LISBON (Reuters) -Portugal is supplying electricity to clients from its own sources as power exchanges with Spain remain suspended amid an inquiry into the causes of a blackout earlier this week, the energy minister said on Friday.
Spain suffered a catastrophic outage in its electricity grid on Monday, which also provoked an outage across Portugal which was importing cheaper renewable energy from its neighbour.
“For now, we continue without exchanging electricity with Spain as a precaution, showing the independence we have at the moment,” acting Energy Minister Maria da Graca Carvalho told reporters after an online meeting with her Spanish counterpart Sara Aagesen.
“It will take some time to understand exactly what happened,” she said, without saying when power exchanges could be resumed, although physical interconnections between the two countries have already been re-established.
The minister said she had asked European Commissioner for Energy Dan Jorgensen to produce an interim report “much more quickly” than the six months usually required.

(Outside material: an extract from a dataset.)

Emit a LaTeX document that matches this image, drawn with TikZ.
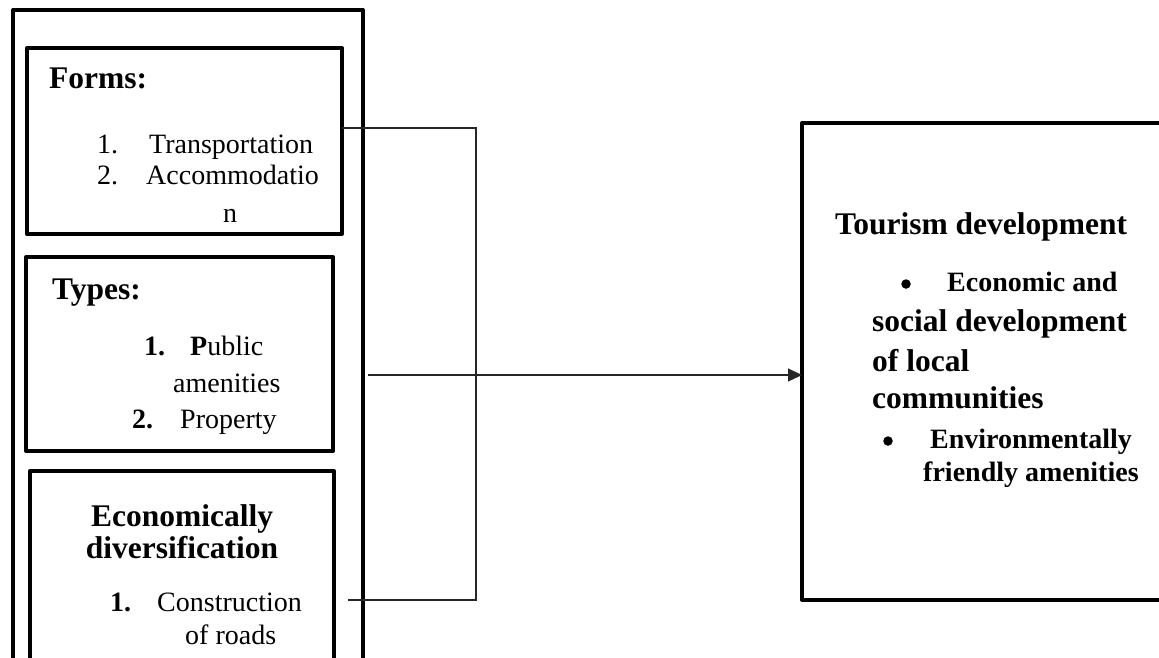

She said the authorities still had “no idea” what caused the outage, with millions of bits of data yet to be analysed by independent experts in Portugal, Spain and Europe.
The two countries have agreed to jointly identify the causes of the blackout and measures to prevent such outages in the future, Aagesen said separately.
Da Graca Carvalho said Portugal would make an effort to make its electricity system more resilient and for it to recover more quickly from an outage, after it took 10 hours on Monday, which was already “an exemplary recovery”.
“No one can be 100% protected from an event of this kind”.